Of course, it is of great concerns to the british public and tax payers if the services are not delivered to the standards what are expected.
Unfortunately, there will always be those in the Senior Civil Service who cannot see the wood for the trees. When they recruit, they take on clones of themselves rather than looking for what the Departments really need. As such, skills are inevitably lost when frustrated staff depart and those who remain are either good at self-spin and hob nobbing for career progression or too tired to fight any more.
There are good folk in the CS - don’t get me wrong - but they are a dying breed. There are very few you can talk to who take honesty from those beneath them as anything other than a criticsm, and too many who put “process” ahead of “progress”. *sigh*
I fully agree with the predictions regarding skills shortages.
Senior Management are invariably too wrapped up in political correctness, red tape and meetings to concern themselves with whether or not an applicant has the correct skills for the job.

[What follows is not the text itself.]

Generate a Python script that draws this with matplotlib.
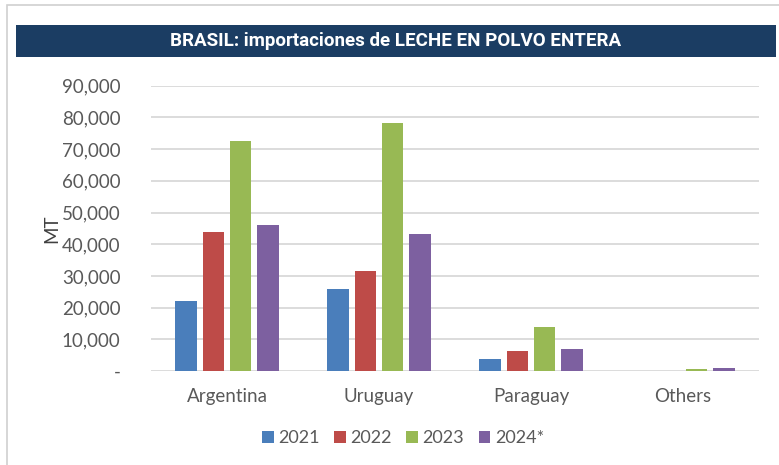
import matplotlib
matplotlib.use("Agg")
import matplotlib.pyplot as plt
import numpy as np
from matplotlib.patches import Rectangle
from matplotlib.ticker import FuncFormatter

categories = ["Argentina", "Uruguay", "Paraguay", "Others"]
series_names = ["2021", "2022", "2023", "2024*"]
v2021 = [22000, 25800, 3900, 0]
v2022 = [44000, 31400, 6200, 0]
v2023 = [72700, 78300, 13900, 500]
v2024 = [46000, 43200, 6900, 900]
colors = ["#4a7ebb", "#be4b48", "#98b954", "#7d60a0"]
title = "BRASIL: importaciones de LECHE EN POLVO ENTERA"
yticks = [0, 10000, 20000, 30000, 40000, 50000, 60000, 70000, 80000, 90000]

W, H = 779, 465
fig = plt.figure(figsize=(W / 100, H / 100), dpi=100)
fig.patch.set_facecolor("white")

# outer frame
fig.add_artist(Rectangle((7 / W, -0.1), 1.2, (H - 5) / H + 0.1, transform=fig.transFigure,
                         fill=False, edgecolor="#d0d0d0", linewidth=1.2))
# title banner
fig.add_artist(Rectangle((16 / W, 1 - 57 / H), (776 - 16) / W, 32 / H, transform=fig.transFigure,
                         facecolor="#1b3d63", edgecolor="none"))
fig.text((16 + 776) / 2 / W, 1 - 41 / H, title, ha="center", va="center", color="white",
         fontsize=13.5, fontweight="bold", family="Roboto")

ax = fig.add_axes([151 / W, 1 - 371 / H, (759 - 151) / W, (371 - 85.7) / H])
x = np.arange(len(categories))
width = 0.141
step = 0.18
all_vals = [v2021, v2022, v2023, v2024]
for i, (vals, name, c) in enumerate(zip(all_vals, series_names, colors)):
    ax.bar(x + (i - 1.5) * step, vals, width, color=c, label=name, zorder=3)

ax.set_xlim(-0.5, 3.5)
ax.set_ylim(0, 90000)
ax.set_yticks(yticks)
ax.yaxis.set_major_formatter(FuncFormatter(lambda v, p: "-" if v == 0 else f"{int(v):,}"))
ax.grid(axis="y", color="#d9d9d9", linewidth=1.3, zorder=0)
ax.set_xticks(x)
ax.set_xticklabels(categories)
for s in ax.spines.values():
    s.set_visible(False)
ax.tick_params(axis="both", length=0, labelsize=13.5, colors="#595959")
ax.tick_params(axis="y", pad=22)
ax.tick_params(axis="x", pad=12)
for lab in ax.get_xticklabels() + ax.get_yticklabels():
    lab.set_family("Lato")
ax.set_ylabel("MT", fontsize=13.5, color="#404040", family="Lato", labelpad=1)

leg = fig.legend(loc="center", bbox_to_anchor=(403 / W, 1 - 438 / H), ncol=4, frameon=False,
                 handlelength=0.65, handleheight=0.65, handletextpad=0.25,
                 columnspacing=0.8, prop={"family": "Lato", "size": 13})
for t in leg.get_texts():
    t.set_color("#595959")

fig.savefig("out.png", dpi=100)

Planned strategies (that take months to compile) are usually fantastic in theory but when it comes to putting them into practice they would only work in Utopia and Senior Management are too blind to recognise this. Promotion is usually linked to either personal relationships or whoever has managed to ingratiate themselves the most, it is rarely based on skills. This often results in staff moving on but as with most things, this exodus will not be noticed or heeded for sometime and by then it will be too late.